Gerçekten yalnız onların karnını doyurmak için bile birkaç birliği çalıştırmak gerekir. Güvenliklerini sağlamak için bu gerekir. Aşk için güvenlik gerekir. Aşk için para gerekir, bilmem başka neler gerekir. Bütün bunlar için birkaç gerilla birliğini devreye sokmak gerekir. Şimdi birçok yönetimlerin de bu konuda içine düştükleri durumlar var. Biraz bizim kontrol gücümüz olmazsa, bazı karargahları bu duruma getirecekler. Biraz getirmişler zaten. Bunu çokça tartışmalıyız.
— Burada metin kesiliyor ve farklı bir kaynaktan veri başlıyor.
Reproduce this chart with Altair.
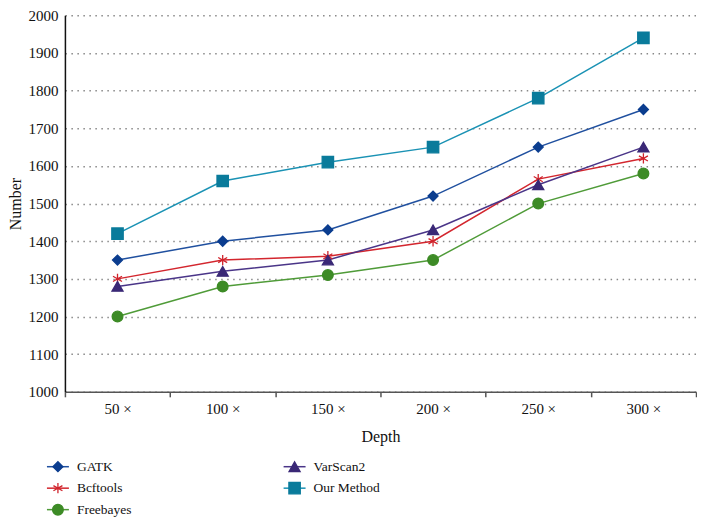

Yönetimlerde biraz da bayan olsun dedik. Fakat bayan-erkek yönetimini biraz ilerletmek yerine, kadın-erkek ilişkisini bitirişe götürüyorlar. Yönetim işlemez duruma geliyor. Araştırdık, bir bayanla ve bir erkekle aylarca tartışan birisi (birinci derecede eğitim sorumlusudur) 3 ay gidip eğitim adaylarıyla görüşmemiş, konuşmamış bile. Kendi kendilerini böyle aylarca bir şeye verebilecek kadar düşkünleşenler var. Ve sonra baktık ki, bu yaygındır.